When I took this photo of a mass of clovers at Grassy Glade, I was focused on the dark purple branched Indian clover (Trifolium dichotomum). I didn’t see the single flower of thimble clover (T. microdon) with its distinctive flat-bottomed involucre right in the center of the photo. I don’t see that species very often, and it is actually an addition to my plant list for Grassy Glade. I’ll have to look for it in person on a future trip. Also in the photo are small-head clover (T. microcephalum), small-flowered deervetch (Acmispon parviflorus), spring gold (Lomatium utriculatum), Tolmie’s cat’s ears (Calochortus tolmiei), and hairy owlclover (Castilleja tenuis). Sometimes there is just too much going on to see everything right in front of you, especially the less showy species.

Next stop was Grassy Glade, just a few miles of gravel from the bridge. With all the rain we’ve had, most of the meadow was still green, and the moist wash was filled with flowers, mostly annual clovers and other delicate bloomers. Checking the aerial on my iPhone, I followed the wash straight down into the woods. The little opening I’d never been to before was visible as soon as I got into the forest—I hadn’t realized it would be that easy.

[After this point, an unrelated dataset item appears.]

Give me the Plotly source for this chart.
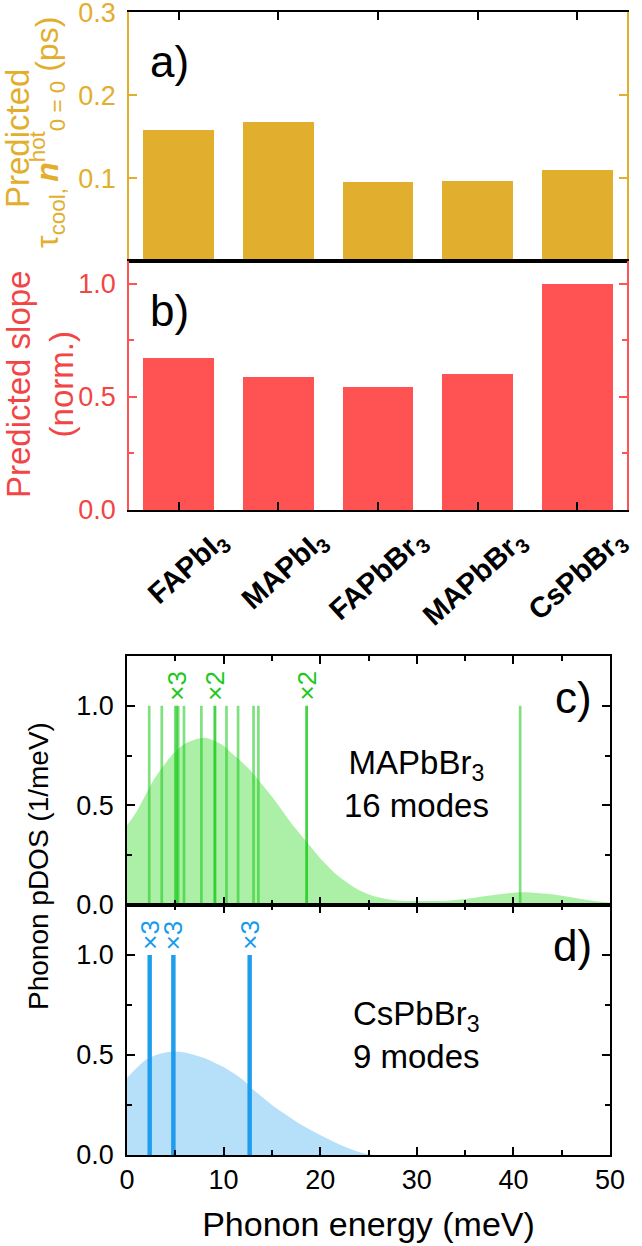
import plotly.graph_objects as go

# ---------------- data ----------------
materials = ["FAPbI3", "MAPbI3", "FAPbBr3", "MAPbBr3", "CsPbBr3"]
material_labels = ["<b>FAPbI<sub>3</sub></b>", "<b>MAPbI<sub>3</sub></b>", "<b>FAPbBr<sub>3</sub></b>",
                   "<b>MAPbBr<sub>3</sub></b>", "<b>CsPbBr<sub>3</sub></b>"]
tau_cool_ps = [0.158, 0.167, 0.095, 0.097, 0.110]
slope_norm = [0.673, 0.589, 0.544, 0.602, 1.000]

energy_c = [0, 1, 2, 3, 4, 5, 6, 7, 8, 9, 10, 11, 12, 13, 14, 15, 16, 17, 18, 19, 20, 21, 22, 23, 24,
            25, 26, 27, 28, 30, 32, 34, 36, 38, 40, 41, 42, 44, 46, 48, 50]
pdos_mapbbr3 = [0.40, 0.47, 0.56, 0.646, 0.713, 0.77, 0.81, 0.83, 0.84, 0.825, 0.80, 0.755, 0.713, 0.663,
                0.604, 0.545, 0.478, 0.41, 0.352, 0.294, 0.235, 0.185, 0.14, 0.106, 0.075,
                0.054, 0.039, 0.029, 0.023, 0.020, 0.020, 0.025, 0.037, 0.050, 0.062, 0.064, 0.062,
                0.054, 0.039, 0.022, 0.012]
modes_mapbbr3 = [2.3, 3.6, 5.0, 5.15, 5.3, 5.9, 7.7, 9.1, 9.1, 10.3, 11.5, 13.1, 13.6, 18.6, 18.6, 40.7]
mult_mapbbr3_x = [5.15, 9.1, 18.6]
mult_mapbbr3_text = ["×3", "×2", "×2"]

energy_d = [0, 1, 2, 3, 4, 5, 6, 7, 8, 9, 10, 11, 12, 13, 14, 15, 16, 17, 18, 19, 20, 21, 22, 23, 24,
            25, 26, 30, 40, 50]
pdos_cspbbr3 = [0.385, 0.435, 0.477, 0.50, 0.513, 0.517, 0.513, 0.50, 0.485, 0.463, 0.44, 0.41, 0.376,
                0.33, 0.29, 0.25, 0.216, 0.184, 0.153, 0.125, 0.10, 0.076, 0.052, 0.032, 0.015,
                0.004, 0.0, 0.0, 0.0, 0.0]
modes_cspbbr3 = [2.35, 2.35, 2.35, 4.8, 4.8, 4.8, 12.7, 12.7, 12.7]
mult_cspbbr3_x = [2.35, 4.8, 12.7]
mult_cspbbr3_text = ["×3", "×3", "×3"]
stick_height = 1.0
mult_label_y = 1.10

# ---------------- styling ----------------
W, H = 642, 1246
FONT = "Liberation Sans, Arial, sans-serif"
GOLD = "#E2AE2D"
RED = "#FF5252"
RED_TXT = "#F24545"
GREEN_FILL = "rgb(172,240,168)"
GREEN_LINE = "rgba(20,200,20,0.55)"
GREEN_TXT = "rgb(30,200,30)"
BLUE_FILL = "rgb(182,224,249)"
BLUE_LINE = "rgba(25,155,235,0.7)"
BLUE_TXT = "rgb(25,155,235)"


def px(x):
    return x / W


def py(y):
    return 1 - y / H


def xd(a, b):
    return [px(a), px(b)]


def yd(top, bot):
    return [py(bot), py(top)]


def sticks(modes, h):
    xs, ys = [], []
    for m in modes:
        xs += [m, m, None]
        ys += [0, h, None]
    return xs, ys


fig = go.Figure()

fig.add_trace(go.Bar(x=list(range(len(materials))), y=tau_cool_ps, width=0.71,
                     marker=dict(color=GOLD, line=dict(width=0)), xaxis="x", yaxis="y",
                     name="tau", showlegend=False))
fig.add_trace(go.Bar(x=list(range(len(materials))), y=slope_norm, width=0.71,
                     marker=dict(color=RED, line=dict(width=0)), xaxis="x2", yaxis="y2",
                     name="slope", showlegend=False))

fig.add_trace(go.Scatter(x=energy_c, y=pdos_mapbbr3, mode="lines", line=dict(width=0, shape="spline"),
                         fill="tozeroy", fillcolor=GREEN_FILL, xaxis="x3", yaxis="y3", showlegend=False))
sx, sy = sticks(modes_mapbbr3, stick_height)
fig.add_trace(go.Scatter(x=sx, y=sy, mode="lines", line=dict(color=GREEN_LINE, width=2.7),
                         xaxis="x3", yaxis="y3", showlegend=False))

fig.add_trace(go.Scatter(x=energy_d, y=pdos_cspbbr3, mode="lines", line=dict(width=0, shape="spline"),
                         fill="tozeroy", fillcolor=BLUE_FILL, xaxis="x4", yaxis="y4", showlegend=False))
sx, sy = sticks(modes_cspbbr3, stick_height)
fig.add_trace(go.Scatter(x=sx, y=sy, mode="lines", line=dict(color=BLUE_LINE, width=4),
                         xaxis="x4", yaxis="y4", showlegend=False))

tickfont = dict(family=FONT, size=27, color="black")
common_x = dict(showline=True, linecolor="black", linewidth=1.5, ticks="inside", ticklen=8,
                tickwidth=1.5, tickcolor="black", showgrid=False, zeroline=False, automargin=False,
                ticklabeloverflow="allow")

fig.update_layout(
    width=W, height=H, margin=dict(l=0, r=0, t=0, b=0),
    paper_bgcolor="white", plot_bgcolor="white", bargap=0, showlegend=False,
    font=dict(family=FONT, color="black"),
    xaxis=dict(common_x, domain=xd(129, 627), anchor="y", range=[-0.5, 4.5], side="top",
               tickvals=list(range(len(materials))), showticklabels=False, mirror=True),
    yaxis=dict(domain=yd(12, 261), anchor="x", range=[0, 0.3002], tickvals=[0.1, 0.2, 0.3],
               ticktext=["0.1", "0.2", "0.3"], showline=True, linecolor=GOLD, linewidth=1.5,
               ticks="inside", ticklen=8, tickwidth=1.5, tickcolor=GOLD, mirror="ticks",
               tickfont=dict(family=FONT, size=27, color=GOLD), showgrid=False, zeroline=False,
               ticklabelstandoff=6, automargin=False, ticklabeloverflow="allow"),
    xaxis2=dict(common_x, domain=xd(129, 627), anchor="y2", range=[-0.5, 4.5],
                tickvals=list(range(len(materials))), ticktext=material_labels, tickangle=-42,
                tickfont=dict(family=FONT, size=29, color="black"), mirror=True,
                ticklabelshift=40, ticklabelstandoff=0),
    yaxis2=dict(domain=yd(261, 510), anchor="x2", range=[0, 1.1], tickvals=[0, 0.5, 1.0],
                ticktext=["0.0", "0.5", "1.0"], showline=True, linecolor=RED, linewidth=1.5,
                ticks="inside", ticklen=8, tickwidth=1.5, tickcolor=RED, mirror="ticks",
                minor=dict(tickvals=[0.25, 0.75], ticks="inside", ticklen=5, tickwidth=1.5, tickcolor=RED),
                tickfont=dict(family=FONT, size=27, color=RED_TXT), showgrid=False, zeroline=False,
                ticklabelstandoff=6, automargin=False, ticklabeloverflow="allow"),
    xaxis3=dict(common_x, domain=xd(127, 610), anchor="y3", range=[0, 50], tick0=0, dtick=10,
                minor=dict(dtick=5, ticks="inside", ticklen=5, tickwidth=1.5, tickcolor="black"),
                showticklabels=False, mirror="ticks"),
    yaxis3=dict(common_x, domain=yd(656, 905), anchor="x3", range=[0, 1.25], tickvals=[0, 0.5, 1.0],
                ticktext=["0.0", "0.5", "1.0"], mirror="ticks", tickfont=tickfont,
                minor=dict(tickvals=[0.25, 0.75], ticks="inside", ticklen=5, tickwidth=1.5, tickcolor="black"),
                ticklabelstandoff=6),
    xaxis4=dict(common_x, domain=xd(127, 610), anchor="y4", range=[0, 50], tick0=0, dtick=10,
                minor=dict(dtick=5, ticks="inside", ticklen=5, tickwidth=1.5, tickcolor="black"),
                tickfont=tickfont, mirror="ticks",
                title=dict(text="Phonon energy (meV)", font=dict(family=FONT, size=34), standoff=18)),
    yaxis4=dict(common_x, domain=yd(905, 1155), anchor="x4", range=[0, 1.25], tickvals=[0, 0.5, 1.0],
                ticktext=["0.0", "0.5", "1.0"], mirror="ticks", tickfont=tickfont,
                minor=dict(tickvals=[0.25, 0.75], ticks="inside", ticklen=5, tickwidth=1.5, tickcolor="black"),
                ticklabelstandoff=6),
)

ann = []


def paper_text(text, x, y, size, color="black", xanchor="center", yanchor="middle", angle=0):
    return dict(text=text, x=px(x), y=py(y), xref="paper", yref="paper", xanchor=xanchor,
                yanchor=yanchor, textangle=angle, showarrow=False,
                font=dict(family=FONT, size=size, color=color))


# panel labels
ann.append(paper_text("a)", 148, 62, 44, xanchor="left"))
ann.append(paper_text("b)", 148, 310, 44, xanchor="left"))
ann.append(paper_text("c)", 594, 697, 44, xanchor="right"))
ann.append(paper_text("d)", 594, 945, 44, xanchor="right"))
# y titles
ann.append(paper_text("Predicted", 17, 139, 33, GOLD, angle=-90))
ann.append(paper_text("τ<sub>cool, </sub><b><i>n</i></b><sup>hot</sup><sub>0</sub><sub> = 0</sub> (ps)",
                      47, 133, 32, GOLD, angle=-90))
ann.append(paper_text("Predicted slope<br>(norm.)", 40, 385, 33, RED_TXT, angle=-90))
ann.append(paper_text("Phonon pDOS (1/meV)", 38, 866, 28, "black", angle=-90))
# inner labels
ann.append(dict(text="MAPbBr<sub>3</sub><br>16 modes", x=30, y=0.606, xref="x3", yref="y3",
                showarrow=False, align="center", font=dict(family=FONT, size=33, color="black")))
ann.append(dict(text="CsPbBr<sub>3</sub><br>9 modes", x=30, y=0.60, xref="x4", yref="y4",
                showarrow=False, align="center", font=dict(family=FONT, size=33, color="black")))
for xv, tv in zip(mult_mapbbr3_x, mult_mapbbr3_text):
    ann.append(dict(text=tv, x=xv, y=mult_label_y, xref="x3", yref="y3", textangle=-90, showarrow=False,
                    xanchor="center", yanchor="middle", font=dict(family=FONT, size=26, color=GREEN_TXT)))
for xv, tv in zip(mult_cspbbr3_x, mult_cspbbr3_text):
    ann.append(dict(text=tv, x=xv, y=mult_label_y, xref="x4", yref="y4", textangle=-90, showarrow=False,
                    xanchor="center", yanchor="middle", font=dict(family=FONT, size=26, color=BLUE_TXT)))

fig.update_layout(annotations=ann)
fig.write_html("out.html", config={"displayModeBar": False},
               post_script="document.body.style.margin='0px';document.body.style.padding='0px';")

Kris Elsbree had checked this out last year and told me there was milkweed in the opening. We’d already explored most of the other openings (see Searching for Monarchs at Grassy Glade) and found milkweed in many but not all of them. I was surprised, however, to find about 100 plants in this small area, doing a very cursory count. The moisture from the meadow above had funneled into a small creek along the east edge of the opening. I decided to call this spot Creek Glade, to go with Grassy Glade, Rocky Glade, and Mock Orange Glade, our other milkweed spots.

This little opening is actually just a short way downhill from the main meadow at Grassy Glade. How had I never gotten around to checking it out before? You can see one of the milkweed plants in the foreground on the right.

The population of purple milkweed at the west end of Rabbitbrush Ridge was at peak bloom. It’s hard to get close to photograph it here because of the slippery gravel on the steep slope. I always worry I’ll drop something that will roll down the slope and disappear to somewhere I can’t retrieve it. Another good use for a zoom lens!

Snapdragon skullcap (Scutellaria antirrhinoides) crawls around a number of rocky slopes in the Rigdon area. It was abundant on Rabbitbrush Ridge.

Finally, after a lot of hemming and hawing, I decided that I had enough time to go down to the end of the road and climb down the ridge to Rabbitbrush Ridge. The milkweeds weren’t fully open at Grassy Glade, so I was pretty sure they would be at peak at the lower elevation, and there are lots of other colorful wildflowers at this time of year on the steep, south-facing slope. I was glad I made the moderate effort to bushwhack down to Rabbitbrush Ridge as the flowers were quite beautiful. I was bummed that it had clouded over, but while heading over to the west end to look for the milkweed, the clouds thinned out, and the sun came out, making me very happy as I went about taking many of the same photos over again with the brighter light. Sadly, once again, there weren’t very many butterflies. Perhaps when the spring rains end (possibly today as I write this according to the forecast), they will be more numerous. I did watch a swallowtail alighting on rabbitbrush branches, I’m not sure why. But it was a great day, nonetheless.

The south-facing steep rocky slope at Rabbitbrush Ridge is just the kind of habitat that hotrock penstemon (Penstemon deustus) thrives in. The rabbitbrush (Ericameria nauseosa) won’t bloom until later in the summer, but annual bluefield gilia was going great guns.